Neben einem klaren Profil bedarf es aber auch einer unheimlichen Ausdauer. Wenn mal ein Projekt floppt, sollte man nicht gleich aufgeben. Die Autoren müssen merken, dass wir einen langen Atem haben.
Was war denn Ihr bislang erfolgreichstes Buch?
Das war das Sachbuch „Als Gott und die Welt schliefen“ von Otto Schwerdt. Das war der zweite Vorsitzende der jüdischen Gemeinde in Regensburg, der hat Auschwitz überlebt – und seine Erlebnisse bei uns aufgeschrieben. Über 40.000 Stück haben wir davon verkauft. Das ist für einen Kleinverlag sehr viel.
Jetzt sind Sie mittlerweile 65 Jahre alt. Denken Sie schon ans Aufhören oder gibt es womöglich schon einen Nachfolger, der Ihre Geschäfte übernehmen wird?

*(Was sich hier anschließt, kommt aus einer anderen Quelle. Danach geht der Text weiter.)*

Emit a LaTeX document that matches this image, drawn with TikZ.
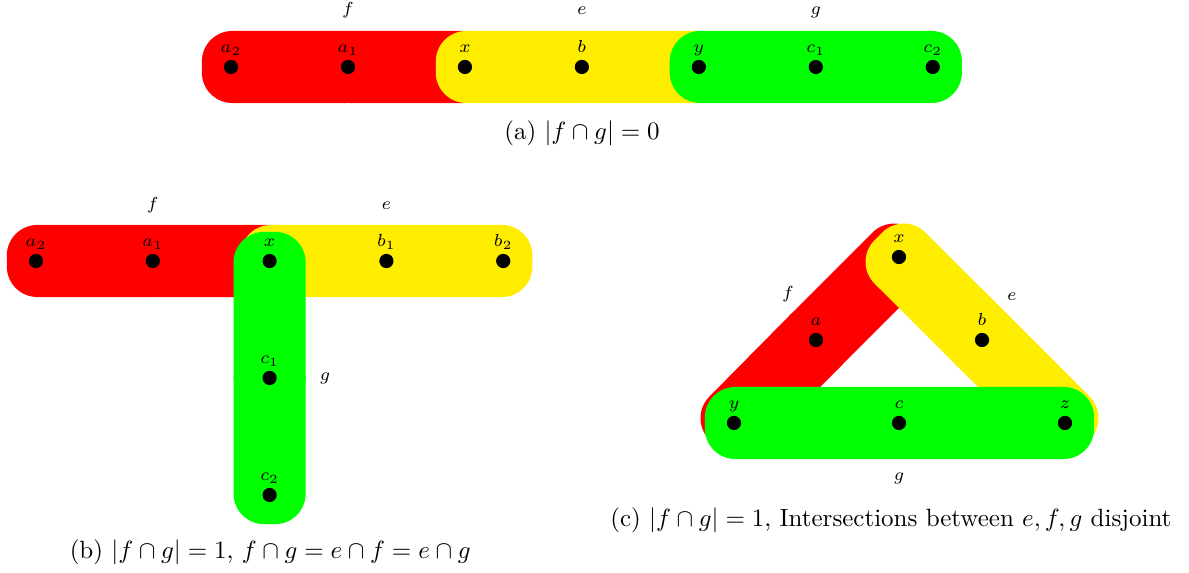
\documentclass[tikz,border=0pt]{standalone}
\usepackage{tikz}
\usetikzlibrary{positioning, backgrounds, calc}
\usepackage{xcolor}
\definecolor{fcolor}{RGB}{255,0,0}
\definecolor{ecolor}{RGB}{255,237,0}
\definecolor{gcolor}{RGB}{0,255,0}

% one piece of a hyperedge: a rounded band from #2 to #3
\newcommand{\hedgeseg}[3]{%
  \coordinate (hs1) at ($(#2.center)!-0.41cm!(#3.center)$);
  \coordinate (hs2) at ($(#3.center)!-0.41cm!(#2.center)$);
  \fill[#1, rounded corners=0.43cm]
    ($(hs1)!0.507cm!90:(#3.center)$) -- ($(hs2)!0.507cm!-90:(#2.center)$)
    -- ($(hs2)!0.507cm!90:(#2.center)$) -- ($(hs1)!0.507cm!-90:(#3.center)$)
    -- cycle;
}

\begin{document}
\begin{tikzpicture}
  \tikzset{
    vertex/.style={
      circle,
      fill=black,
      inner sep=0pt,
      minimum size=0.2cm
    },
    vlabel/.style={
      font=\scriptsize,
      inner sep=1pt,
      text depth=1.5pt
    },
    elabel/.style={
      font=\scriptsize,
      inner sep=0pt
    },
    caption/.style={
      inner sep=0pt
    }
  }
  \useasboundingbox (0,0) rectangle (16.723,-8.059);

  % (a) Draw the vertices of the path
    \node[vertex, label={[vlabel]above:$a_2$}] at (3.249, -0.942) (aa2) {};
    \node[vertex, label={[vlabel]above:$a_1$}] at (4.894, -0.942) (aa1) {};
    \node[vertex, label={[vlabel]above:$x$}] at (6.539, -0.942) (ax) {};
    \node[vertex, label={[vlabel]above:$b$}] at (8.184, -0.942) (ab) {};
    \node[vertex, label={[vlabel]above:$y$}] at (9.829, -0.942) (ay) {};
    \node[vertex, label={[vlabel]above:$c_1$}] at (11.474, -0.942) (ac1) {};
    \node[vertex, label={[vlabel]above:$c_2$}] at (13.119, -0.942) (ac2) {};

    % edge names
    \node[elabel, anchor=base] at (4.894, -0.211) (af) {$f$};
    \node[elabel, anchor=base] at (8.184, -0.211) (ae) {$e$};
    \node[elabel, anchor=base] at (11.474, -0.211) (ag) {$g$};

    \node[caption] at (8.186, -1.871) (capa) {(a) $|f \cap g| = 0$};

    \begin{scope}[on background layer]
      \hedgeseg{fcolor}{aa2}{aa1}
      \hedgeseg{fcolor}{aa1}{ax}
      \hedgeseg{ecolor}{ax}{ab}
      \hedgeseg{ecolor}{ab}{ay}
      \hedgeseg{gcolor}{ay}{ac1}
      \hedgeseg{gcolor}{ac1}{ac2}
    \end{scope}

  % (b) Draw the vertices of the T
    \node[vertex, label={[vlabel]above:$a_2$}] at (0.506, -3.671) (ba2) {};
    \node[vertex, label={[vlabel]above:$a_1$}] at (2.149, -3.671) (ba1) {};
    \node[vertex, label={[vlabel]above:$x$}] at (3.792, -3.671) (bx) {};
    \node[vertex, label={[vlabel]above:$b_1$}] at (5.435, -3.671) (bb1) {};
    \node[vertex, label={[vlabel]above:$b_2$}] at (7.078, -3.671) (bb2) {};
    \node[vertex, label={[vlabel]above:$c_1$}] at (3.792, -5.316) (bc1) {};
    \node[vertex, label={[vlabel]above:$c_2$}] at (3.792, -6.962) (bc2) {};

    % edge names
    \node[elabel, anchor=base] at (2.149, -2.94) (bf) {$f$};
    \node[elabel, anchor=base] at (5.435, -2.94) (be) {$e$};
    \node[elabel] at (4.571, -5.316) (bg) {$g$};

    \node[caption] at (3.80, -7.764) (capb)
      {(b) $|f \cap g| = 1$, $f \cap g = e \cap f = e \cap g$};

    \begin{scope}[on background layer]
      \hedgeseg{fcolor}{ba2}{ba1}
      \hedgeseg{fcolor}{ba1}{bx}
      \hedgeseg{ecolor}{bx}{bb1}
      \hedgeseg{ecolor}{bb1}{bb2}
      \hedgeseg{gcolor}{bx}{bc1}
      \hedgeseg{gcolor}{bc1}{bc2}
    \end{scope}

  % (c) Draw the vertices of the triangle
    \node[vertex, label={[vlabel]above:$x$}] at (12.644, -3.615) (cx) {};
    \node[vertex, label={[vlabel]above:$a$}] at (11.477, -4.782) (ca) {};
    \node[vertex, label={[vlabel]above:$b$}] at (13.812, -4.782) (cb) {};
    \node[vertex, label={[vlabel]above:$y$}] at (10.323, -5.949) (cy) {};
    \node[vertex, label={[vlabel]above:$c$}] at (12.644, -5.949) (cc) {};
    \node[vertex, label={[vlabel]above:$z$}] at (14.979, -5.949) (cz) {};

    % edge names
    \node[elabel] at (11.083, -4.135) (cf) {$f$};
    \node[elabel] at (14.233, -4.177) (ce) {$e$};
    \node[elabel] at (12.644, -6.723) (cg) {$g$};

    \node[caption] at (12.53, -7.314) (capc)
      {(c) $|f \cap g| = 1$, Intersections between $e, f, g$ disjoint};

    \begin{scope}[on background layer]
      \hedgeseg{fcolor}{cy}{ca}
      \hedgeseg{fcolor}{ca}{cx}
      \hedgeseg{ecolor}{cx}{cb}
      \hedgeseg{ecolor}{cb}{cz}
      \hedgeseg{gcolor}{cy}{cc}
      \hedgeseg{gcolor}{cc}{cz}
    \end{scope}

\end{tikzpicture}
\end{document}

2004 habe ich bereits die Chefredaktion des Magazins an unsere Mitarbeiterin Eva Bauernfeind abgegeben. Und vor über zwei Jahren ist dann noch Kristina Pöschl zum Verlag hinzugestoßen. Diese beiden werden zum ersten Januar die Geschäftsführung des Verlags übernehmen.
Und Sie ziehen sich dann vollständig zurück?
Ich bleibe dem Verlag natürlich als Berater erhalten, und werde auch weiterhin Mitgesellschafter der GmbH sein. Aber aus dem Tagesgeschäft werde ich mich zurückziehen. Ein richtiger Ruhestand wird es sicherlich vorerst nicht werden, an einigen Projekten arbeite ich ja auch noch mit.
Herr Ettl, vielen Dank für das Gespräch!